PROBLEM DESCRIPTION. Quote the data below in full, minus the images.

================

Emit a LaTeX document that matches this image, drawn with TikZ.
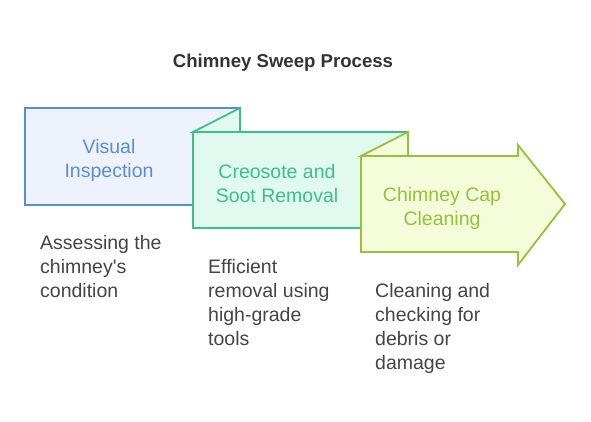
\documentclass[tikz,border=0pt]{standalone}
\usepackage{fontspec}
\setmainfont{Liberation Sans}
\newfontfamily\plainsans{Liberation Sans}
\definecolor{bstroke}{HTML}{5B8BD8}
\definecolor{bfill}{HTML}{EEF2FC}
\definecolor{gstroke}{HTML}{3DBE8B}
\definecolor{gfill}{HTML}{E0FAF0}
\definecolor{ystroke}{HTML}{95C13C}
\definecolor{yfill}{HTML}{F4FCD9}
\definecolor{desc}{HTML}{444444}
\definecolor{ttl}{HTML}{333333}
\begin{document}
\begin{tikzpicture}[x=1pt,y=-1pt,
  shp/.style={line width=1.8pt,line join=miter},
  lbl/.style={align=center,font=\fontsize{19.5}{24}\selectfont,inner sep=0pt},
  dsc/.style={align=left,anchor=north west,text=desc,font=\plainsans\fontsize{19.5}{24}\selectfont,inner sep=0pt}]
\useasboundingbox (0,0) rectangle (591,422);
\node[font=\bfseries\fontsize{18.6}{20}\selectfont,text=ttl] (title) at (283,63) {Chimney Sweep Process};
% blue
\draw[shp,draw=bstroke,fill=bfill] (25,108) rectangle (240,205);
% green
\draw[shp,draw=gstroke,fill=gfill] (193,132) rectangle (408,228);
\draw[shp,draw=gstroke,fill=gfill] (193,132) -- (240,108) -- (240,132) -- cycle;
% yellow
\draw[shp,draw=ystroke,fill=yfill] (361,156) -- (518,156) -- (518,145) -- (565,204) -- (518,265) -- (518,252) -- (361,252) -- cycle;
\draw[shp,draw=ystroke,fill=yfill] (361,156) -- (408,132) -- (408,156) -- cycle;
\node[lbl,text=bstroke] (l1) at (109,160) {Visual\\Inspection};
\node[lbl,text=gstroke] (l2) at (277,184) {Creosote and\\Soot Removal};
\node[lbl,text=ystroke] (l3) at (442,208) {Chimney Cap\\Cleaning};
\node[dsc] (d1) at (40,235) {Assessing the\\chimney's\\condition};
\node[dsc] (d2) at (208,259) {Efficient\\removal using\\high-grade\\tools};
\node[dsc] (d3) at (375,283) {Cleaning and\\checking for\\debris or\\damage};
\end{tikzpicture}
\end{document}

================

ANSWER BELOW.
Emit a LaTeX document that matches this image, drawn with TikZ.
\documentclass[tikz,border=0pt]{standalone}
\usepackage{fontspec}
\setmainfont{Liberation Sans}
\newfontfamily\plainsans{Liberation Sans}
\definecolor{bstroke}{HTML}{5B8BD8}
\definecolor{bfill}{HTML}{EEF2FC}
\definecolor{gstroke}{HTML}{3DBE8B}
\definecolor{gfill}{HTML}{E0FAF0}
\definecolor{ystroke}{HTML}{95C13C}
\definecolor{yfill}{HTML}{F4FCD9}
\definecolor{desc}{HTML}{444444}
\definecolor{ttl}{HTML}{333333}
\begin{document}
\begin{tikzpicture}[x=1pt,y=-1pt,
  shp/.style={line width=1.8pt,line join=miter},
  lbl/.style={align=center,font=\fontsize{19.5}{24}\selectfont,inner sep=0pt},
  dsc/.style={align=left,anchor=north west,text=desc,font=\plainsans\fontsize{19.5}{24}\selectfont,inner sep=0pt}]
\useasboundingbox (0,0) rectangle (591,422);
\node[font=\bfseries\fontsize{18.6}{20}\selectfont,text=ttl] (title) at (283,63) {Chimney Sweep Process};
% blue
\draw[shp,draw=bstroke,fill=bfill] (25,108) rectangle (240,205);
% green
\draw[shp,draw=gstroke,fill=gfill] (193,132) rectangle (408,228);
\draw[shp,draw=gstroke,fill=gfill] (193,132) -- (240,108) -- (240,132) -- cycle;
% yellow
\draw[shp,draw=ystroke,fill=yfill] (361,156) -- (518,156) -- (518,145) -- (565,204) -- (518,265) -- (518,252) -- (361,252) -- cycle;
\draw[shp,draw=ystroke,fill=yfill] (361,156) -- (408,132) -- (408,156) -- cycle;
\node[lbl,text=bstroke] (l1) at (109,160) {Visual\\Inspection};
\node[lbl,text=gstroke] (l2) at (277,184) {Creosote and\\Soot Removal};
\node[lbl,text=ystroke] (l3) at (442,208) {Chimney Cap\\Cleaning};
\node[dsc] (d1) at (40,235) {Assessing the\\chimney's\\condition};
\node[dsc] (d2) at (208,259) {Efficient\\removal using\\high-grade\\tools};
\node[dsc] (d3) at (375,283) {Cleaning and\\checking for\\debris or\\damage};
\end{tikzpicture}
\end{document}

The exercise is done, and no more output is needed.